Objective:
Can you print the data exactly and leave out each image?

Data shown:
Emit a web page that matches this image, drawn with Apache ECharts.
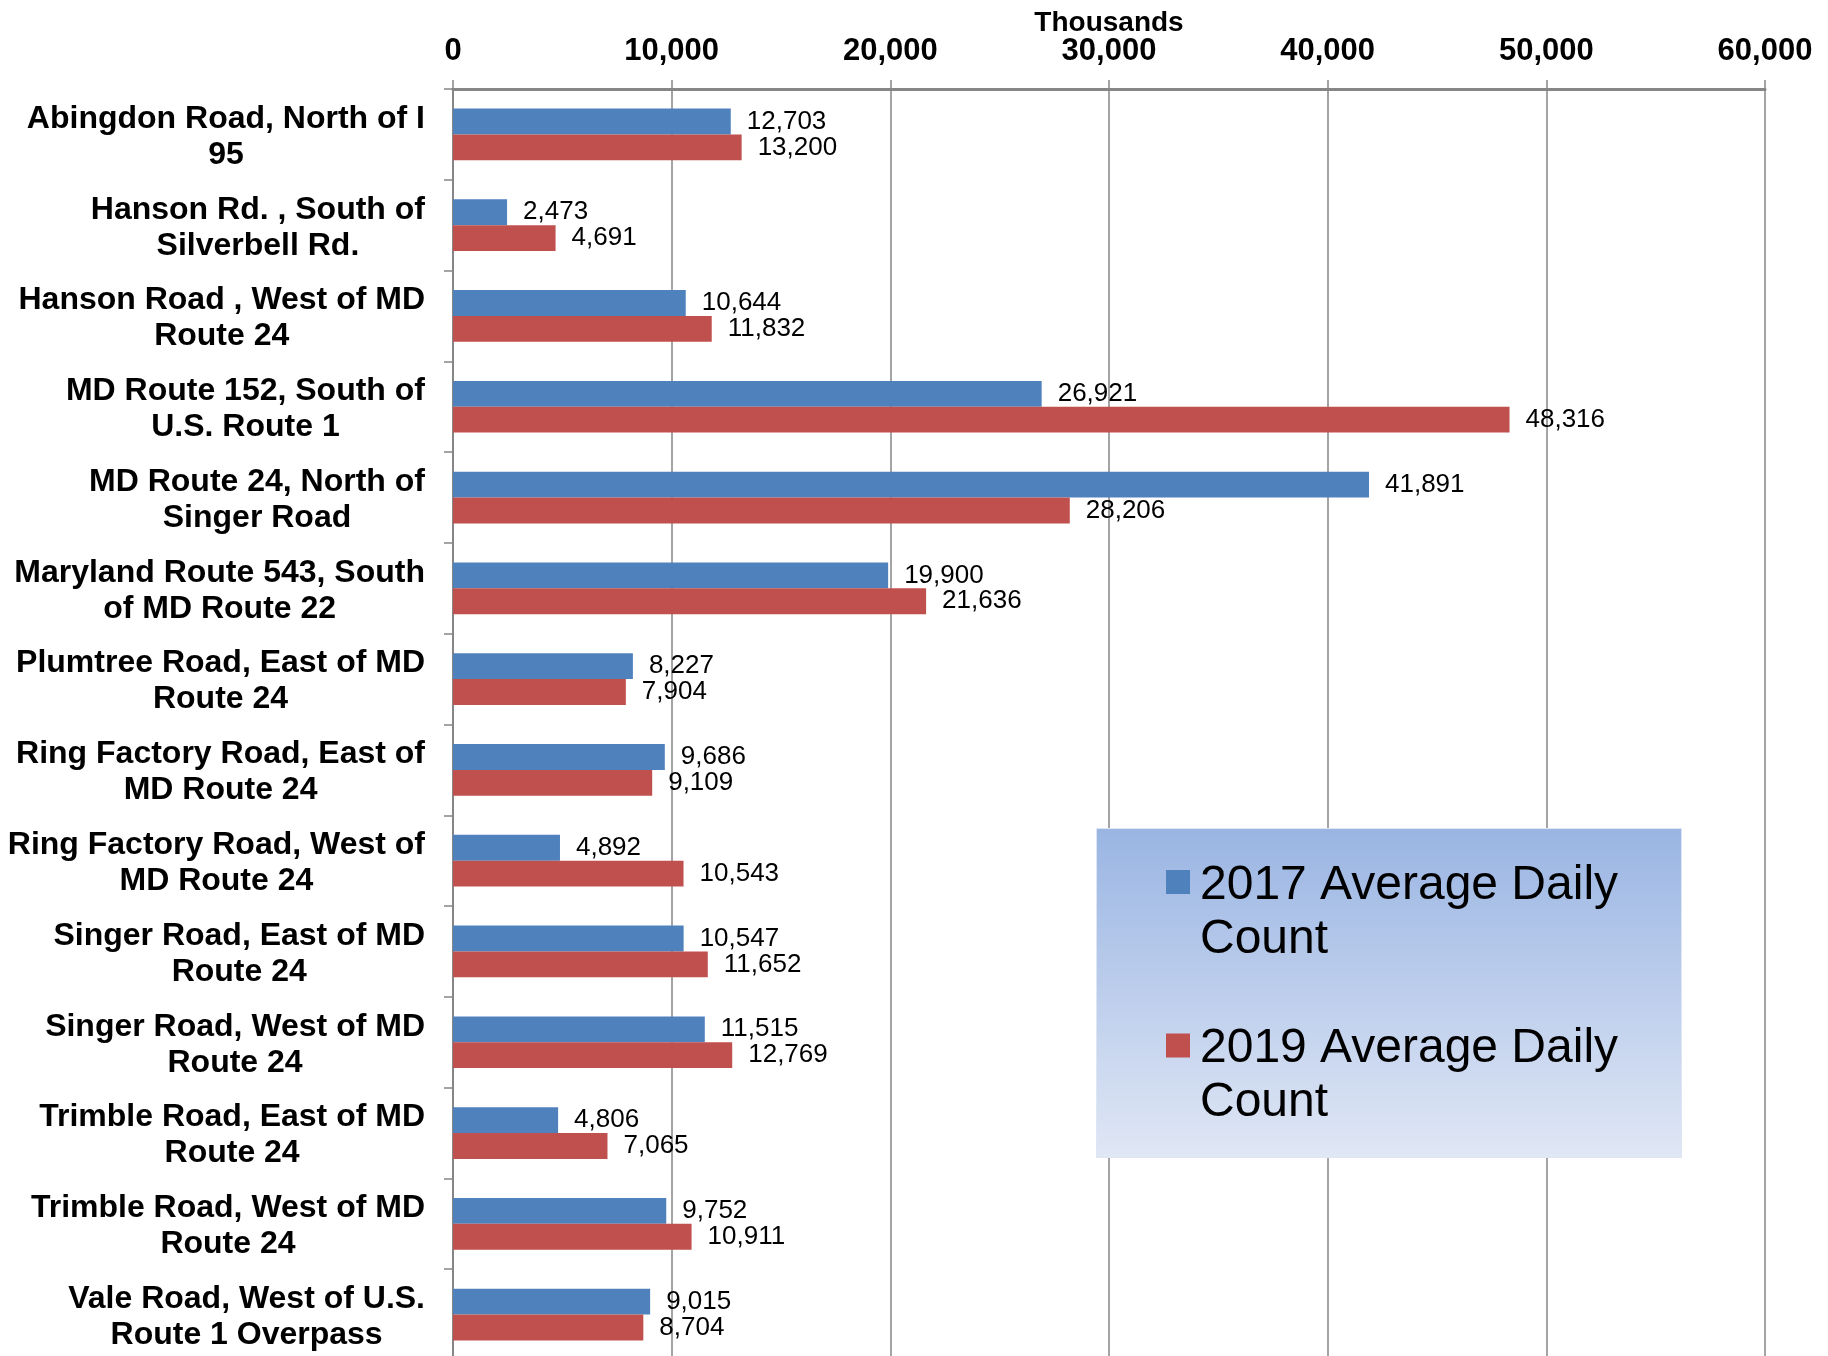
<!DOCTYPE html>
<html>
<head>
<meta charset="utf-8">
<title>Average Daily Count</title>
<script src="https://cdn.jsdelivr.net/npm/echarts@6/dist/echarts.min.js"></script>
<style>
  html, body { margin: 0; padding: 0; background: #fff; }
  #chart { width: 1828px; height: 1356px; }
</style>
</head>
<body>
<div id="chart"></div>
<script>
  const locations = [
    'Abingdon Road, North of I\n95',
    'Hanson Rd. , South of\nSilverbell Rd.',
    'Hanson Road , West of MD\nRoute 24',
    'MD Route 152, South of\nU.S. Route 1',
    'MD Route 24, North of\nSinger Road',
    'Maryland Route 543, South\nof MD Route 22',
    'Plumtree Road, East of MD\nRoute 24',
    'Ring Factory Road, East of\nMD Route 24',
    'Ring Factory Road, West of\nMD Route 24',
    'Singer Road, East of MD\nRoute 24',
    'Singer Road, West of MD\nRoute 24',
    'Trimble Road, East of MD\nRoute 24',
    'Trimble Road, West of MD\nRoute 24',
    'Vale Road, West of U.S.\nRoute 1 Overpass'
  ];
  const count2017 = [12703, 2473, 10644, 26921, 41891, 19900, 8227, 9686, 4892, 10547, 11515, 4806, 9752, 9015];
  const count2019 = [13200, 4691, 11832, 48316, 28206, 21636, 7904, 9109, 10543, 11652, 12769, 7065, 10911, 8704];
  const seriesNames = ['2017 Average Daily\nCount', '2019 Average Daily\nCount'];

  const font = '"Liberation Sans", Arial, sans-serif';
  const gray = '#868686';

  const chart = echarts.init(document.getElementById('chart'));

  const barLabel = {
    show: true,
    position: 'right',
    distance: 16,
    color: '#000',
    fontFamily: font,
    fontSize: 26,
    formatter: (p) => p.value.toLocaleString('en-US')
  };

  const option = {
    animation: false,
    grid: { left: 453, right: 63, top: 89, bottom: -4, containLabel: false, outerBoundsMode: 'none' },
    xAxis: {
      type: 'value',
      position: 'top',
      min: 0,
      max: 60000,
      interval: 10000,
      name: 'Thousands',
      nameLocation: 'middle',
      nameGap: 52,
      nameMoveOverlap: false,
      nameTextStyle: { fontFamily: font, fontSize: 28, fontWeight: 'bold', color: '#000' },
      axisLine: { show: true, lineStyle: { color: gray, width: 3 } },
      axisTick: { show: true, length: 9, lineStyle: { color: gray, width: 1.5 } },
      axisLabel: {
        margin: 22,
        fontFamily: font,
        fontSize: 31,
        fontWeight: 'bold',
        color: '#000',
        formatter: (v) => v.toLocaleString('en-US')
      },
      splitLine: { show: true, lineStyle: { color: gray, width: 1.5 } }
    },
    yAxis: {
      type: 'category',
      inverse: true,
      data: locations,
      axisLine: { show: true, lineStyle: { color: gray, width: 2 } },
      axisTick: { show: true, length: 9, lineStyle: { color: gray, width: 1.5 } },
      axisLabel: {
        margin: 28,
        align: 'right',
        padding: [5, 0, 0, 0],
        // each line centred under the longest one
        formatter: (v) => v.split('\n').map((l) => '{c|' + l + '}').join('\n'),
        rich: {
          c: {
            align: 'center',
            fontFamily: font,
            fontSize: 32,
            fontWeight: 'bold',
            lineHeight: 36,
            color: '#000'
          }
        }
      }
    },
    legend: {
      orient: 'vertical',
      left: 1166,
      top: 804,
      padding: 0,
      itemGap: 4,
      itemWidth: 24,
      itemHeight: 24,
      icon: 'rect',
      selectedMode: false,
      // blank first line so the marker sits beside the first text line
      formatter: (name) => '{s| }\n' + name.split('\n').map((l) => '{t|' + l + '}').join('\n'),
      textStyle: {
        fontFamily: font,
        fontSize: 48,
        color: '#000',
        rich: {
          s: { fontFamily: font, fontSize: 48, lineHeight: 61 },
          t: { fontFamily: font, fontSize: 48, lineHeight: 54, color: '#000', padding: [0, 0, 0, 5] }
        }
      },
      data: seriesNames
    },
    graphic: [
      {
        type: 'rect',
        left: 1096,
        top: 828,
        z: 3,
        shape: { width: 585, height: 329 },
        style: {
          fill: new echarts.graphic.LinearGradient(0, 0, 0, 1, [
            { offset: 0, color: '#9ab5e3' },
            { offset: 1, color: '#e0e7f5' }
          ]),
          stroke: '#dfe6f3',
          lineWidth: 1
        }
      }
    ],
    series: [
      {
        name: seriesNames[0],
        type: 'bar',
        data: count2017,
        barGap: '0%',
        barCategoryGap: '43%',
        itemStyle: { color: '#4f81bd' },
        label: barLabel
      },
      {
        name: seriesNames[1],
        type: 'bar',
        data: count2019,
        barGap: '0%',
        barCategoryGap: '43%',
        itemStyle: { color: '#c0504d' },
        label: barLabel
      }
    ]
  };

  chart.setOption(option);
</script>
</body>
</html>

Written solution:
Emit a web page that matches this image, drawn with Apache ECharts.
<!DOCTYPE html>
<html>
<head>
<meta charset="utf-8">
<title>Average Daily Count</title>
<script src="https://cdn.jsdelivr.net/npm/echarts@6/dist/echarts.min.js"></script>
<style>
  html, body { margin: 0; padding: 0; background: #fff; }
  #chart { width: 1828px; height: 1356px; }
</style>
</head>
<body>
<div id="chart"></div>
<script>
  const locations = [
    'Abingdon Road, North of I\n95',
    'Hanson Rd. , South of\nSilverbell Rd.',
    'Hanson Road , West of MD\nRoute 24',
    'MD Route 152, South of\nU.S. Route 1',
    'MD Route 24, North of\nSinger Road',
    'Maryland Route 543, South\nof MD Route 22',
    'Plumtree Road, East of MD\nRoute 24',
    'Ring Factory Road, East of\nMD Route 24',
    'Ring Factory Road, West of\nMD Route 24',
    'Singer Road, East of MD\nRoute 24',
    'Singer Road, West of MD\nRoute 24',
    'Trimble Road, East of MD\nRoute 24',
    'Trimble Road, West of MD\nRoute 24',
    'Vale Road, West of U.S.\nRoute 1 Overpass'
  ];
  const count2017 = [12703, 2473, 10644, 26921, 41891, 19900, 8227, 9686, 4892, 10547, 11515, 4806, 9752, 9015];
  const count2019 = [13200, 4691, 11832, 48316, 28206, 21636, 7904, 9109, 10543, 11652, 12769, 7065, 10911, 8704];
  const seriesNames = ['2017 Average Daily\nCount', '2019 Average Daily\nCount'];

  const font = '"Liberation Sans", Arial, sans-serif';
  const gray = '#868686';

  const chart = echarts.init(document.getElementById('chart'));

  const barLabel = {
    show: true,
    position: 'right',
    distance: 16,
    color: '#000',
    fontFamily: font,
    fontSize: 26,
    formatter: (p) => p.value.toLocaleString('en-US')
  };

  const option = {
    animation: false,
    grid: { left: 453, right: 63, top: 89, bottom: -4, containLabel: false, outerBoundsMode: 'none' },
    xAxis: {
      type: 'value',
      position: 'top',
      min: 0,
      max: 60000,
      interval: 10000,
      name: 'Thousands',
      nameLocation: 'middle',
      nameGap: 52,
      nameMoveOverlap: false,
      nameTextStyle: { fontFamily: font, fontSize: 28, fontWeight: 'bold', color: '#000' },
      axisLine: { show: true, lineStyle: { color: gray, width: 3 } },
      axisTick: { show: true, length: 9, lineStyle: { color: gray, width: 1.5 } },
      axisLabel: {
        margin: 22,
        fontFamily: font,
        fontSize: 31,
        fontWeight: 'bold',
        color: '#000',
        formatter: (v) => v.toLocaleString('en-US')
      },
      splitLine: { show: true, lineStyle: { color: gray, width: 1.5 } }
    },
    yAxis: {
      type: 'category',
      inverse: true,
      data: locations,
      axisLine: { show: true, lineStyle: { color: gray, width: 2 } },
      axisTick: { show: true, length: 9, lineStyle: { color: gray, width: 1.5 } },
      axisLabel: {
        margin: 28,
        align: 'right',
        padding: [5, 0, 0, 0],
        // each line centred under the longest one
        formatter: (v) => v.split('\n').map((l) => '{c|' + l + '}').join('\n'),
        rich: {
          c: {
            align: 'center',
            fontFamily: font,
            fontSize: 32,
            fontWeight: 'bold',
            lineHeight: 36,
            color: '#000'
          }
        }
      }
    },
    legend: {
      orient: 'vertical',
      left: 1166,
      top: 804,
      padding: 0,
      itemGap: 4,
      itemWidth: 24,
      itemHeight: 24,
      icon: 'rect',
      selectedMode: false,
      // blank first line so the marker sits beside the first text line
      formatter: (name) => '{s| }\n' + name.split('\n').map((l) => '{t|' + l + '}').join('\n'),
      textStyle: {
        fontFamily: font,
        fontSize: 48,
        color: '#000',
        rich: {
          s: { fontFamily: font, fontSize: 48, lineHeight: 61 },
          t: { fontFamily: font, fontSize: 48, lineHeight: 54, color: '#000', padding: [0, 0, 0, 5] }
        }
      },
      data: seriesNames
    },
    graphic: [
      {
        type: 'rect',
        left: 1096,
        top: 828,
        z: 3,
        shape: { width: 585, height: 329 },
        style: {
          fill: new echarts.graphic.LinearGradient(0, 0, 0, 1, [
            { offset: 0, color: '#9ab5e3' },
            { offset: 1, color: '#e0e7f5' }
          ]),
          stroke: '#dfe6f3',
          lineWidth: 1
        }
      }
    ],
    series: [
      {
        name: seriesNames[0],
        type: 'bar',
        data: count2017,
        barGap: '0%',
        barCategoryGap: '43%',
        itemStyle: { color: '#4f81bd' },
        label: barLabel
      },
      {
        name: seriesNames[1],
        type: 'bar',
        data: count2019,
        barGap: '0%',
        barCategoryGap: '43%',
        itemStyle: { color: '#c0504d' },
        label: barLabel
      }
    ]
  };

  chart.setOption(option);
</script>
</body>
</html>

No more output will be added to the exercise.